My brother and I stayed at the Catholic school through Confirmation. My teacher, a strict nun, made sure I understood that this sacrament sealed my commitment to a life of service to God and church. I took it quite seriously. When the annual recruitment took place, I was ready to sign up for a monastic life of solitude and prayer. I envisioned myself in a place of peace, a place of reflection, a place devoid of the tension which was my home life. My parents wouldn’t let me go.

When we moved to California in 1964 my dad began his search for the fastest mass in town. He took us over the hills to Half Moon Bay and Pacifica where the priests spoke of fire and brimstone, damnation of everlasting hell. They terrified me.

We tried churches in San Mateo and Burlingame. We didn’t fit in those well-to-do parishes due to our extreme poverty. He found one in San Bruno that he liked until the priest asked for regular donations. There were two in South San Francisco:  one which was supposed to be our assigned parish and the other, a tiny one, with a thirty-minute mass. That’s the one my dad chose. In and out, over and done.

When away at college I discovered the Neumann Center, a tiny chapel on campus with a welcoming atmosphere. The music was contemporary with drums, guitars, keyboard and cymbals. Dancing in the aisles. Hallelujahs and lots of praise be to God. I fit in.

My husband grew up in a family that attended mass faithfully regardless of whether even when they had to sludge to church through downpours.  Going to church was part of who he was. It influenced his thinking, his behavior, his attitude toward others.

His beliefs built our family into who we are today. If we were camping, he found a church. Skiing? Church. Traveling? Right, church. Sometimes we drove for miles to find a church, but we got there nevertheless.

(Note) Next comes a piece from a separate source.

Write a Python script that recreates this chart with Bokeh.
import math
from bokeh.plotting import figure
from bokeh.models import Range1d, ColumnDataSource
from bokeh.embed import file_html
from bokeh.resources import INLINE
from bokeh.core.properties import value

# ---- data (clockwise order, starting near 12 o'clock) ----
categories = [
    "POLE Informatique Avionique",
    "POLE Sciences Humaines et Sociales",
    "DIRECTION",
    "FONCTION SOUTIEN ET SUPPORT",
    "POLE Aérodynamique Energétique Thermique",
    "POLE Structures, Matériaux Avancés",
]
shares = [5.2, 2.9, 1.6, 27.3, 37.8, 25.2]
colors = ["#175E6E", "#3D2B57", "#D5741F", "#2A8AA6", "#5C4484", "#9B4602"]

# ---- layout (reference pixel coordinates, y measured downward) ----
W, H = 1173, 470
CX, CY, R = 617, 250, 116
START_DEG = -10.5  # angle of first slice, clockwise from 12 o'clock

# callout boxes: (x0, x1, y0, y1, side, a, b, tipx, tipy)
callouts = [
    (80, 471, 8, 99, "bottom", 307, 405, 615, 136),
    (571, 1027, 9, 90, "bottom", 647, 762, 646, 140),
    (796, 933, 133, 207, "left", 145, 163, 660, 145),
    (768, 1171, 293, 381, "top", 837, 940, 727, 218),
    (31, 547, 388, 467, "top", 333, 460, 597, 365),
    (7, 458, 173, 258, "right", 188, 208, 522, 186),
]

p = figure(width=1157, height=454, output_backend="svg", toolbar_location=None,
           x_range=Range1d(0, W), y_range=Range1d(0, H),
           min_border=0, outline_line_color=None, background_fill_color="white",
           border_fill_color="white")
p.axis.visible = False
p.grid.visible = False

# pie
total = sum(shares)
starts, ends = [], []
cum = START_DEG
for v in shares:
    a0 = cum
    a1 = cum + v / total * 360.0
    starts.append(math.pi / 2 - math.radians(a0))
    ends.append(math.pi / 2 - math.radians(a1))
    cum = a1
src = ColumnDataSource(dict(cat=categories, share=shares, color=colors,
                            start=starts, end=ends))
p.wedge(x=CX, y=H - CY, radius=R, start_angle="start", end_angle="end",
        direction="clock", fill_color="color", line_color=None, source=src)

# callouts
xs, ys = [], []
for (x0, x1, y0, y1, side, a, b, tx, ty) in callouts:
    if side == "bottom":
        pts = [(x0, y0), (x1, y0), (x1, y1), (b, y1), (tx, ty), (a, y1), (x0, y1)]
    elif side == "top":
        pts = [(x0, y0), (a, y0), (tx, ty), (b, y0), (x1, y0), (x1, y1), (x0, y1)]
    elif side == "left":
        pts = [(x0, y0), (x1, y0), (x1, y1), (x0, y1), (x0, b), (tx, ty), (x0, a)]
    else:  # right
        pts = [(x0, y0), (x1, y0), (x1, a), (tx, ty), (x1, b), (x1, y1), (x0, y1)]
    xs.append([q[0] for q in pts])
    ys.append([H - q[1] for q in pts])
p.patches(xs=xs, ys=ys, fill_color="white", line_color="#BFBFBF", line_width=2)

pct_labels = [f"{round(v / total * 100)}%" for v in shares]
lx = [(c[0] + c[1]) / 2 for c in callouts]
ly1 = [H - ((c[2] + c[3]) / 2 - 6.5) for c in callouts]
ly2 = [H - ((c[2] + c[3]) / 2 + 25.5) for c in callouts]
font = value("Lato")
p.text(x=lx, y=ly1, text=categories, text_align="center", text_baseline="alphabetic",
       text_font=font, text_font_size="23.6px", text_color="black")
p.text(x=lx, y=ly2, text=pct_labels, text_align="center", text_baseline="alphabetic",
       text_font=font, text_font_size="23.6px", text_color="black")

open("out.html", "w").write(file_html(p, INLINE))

For almost 46 years Sunday Mass has been an integral part of our relationship. In fact, when I travel on my own, I seek out church and attend.

Not being able to attend due to the coronavirus takes me back to my childhood days of any excuse to miss going to Mass. Except for one caveat: this isn’t voluntary, but enforced.

We found a Mass on television, which is a nice substitute, but there’s a huge difference between sitting in your family room and being in the church building. There are stained glass windows in the TV church and statues and the readings and the service, but the lack of physical presence takes you away from the reverence, the spirituality.

Today things changed for me. I was asked to be the lector for today’s Sunday Mass. I put on a dress and necklace. Studied my readings. Made sure my hair was neatly combed. Put on my mask when I entered the church. Three others were there: the parish secretary, the parish office manager and the choir director. The church felt hollow. Voices echoed.

But the pews were there. Candles, flowers, statues, stained glass windows, all the things that identify that church as mine. When the priest entered and the service began I was filled with awe. Several times my eyes filled with tears. Singing with the director took me back to a few weeks ago when I’d be standing with five other choir members, lifting our voices in praise. Now there was just two of us.

The priest shared a time when he had strayed from God and how, when the call came, how powerful it was. His words carried me back to  my childhood when it wasn’t me that chose to stray, but circumstances beyond my control, and how powerful it was when I found God in my late teens. He spoke for all of us, reminding us to talk to Jesus.

Next Sunday we’ll watch the television Mass once again. It won’t be the same, but I’ll share the experience with my husband, the man who taught me that attending church was a powerful connection to our faith in God.

In these times we need reminders that there is someone up there, someone ready to listen when we’re ready to pray.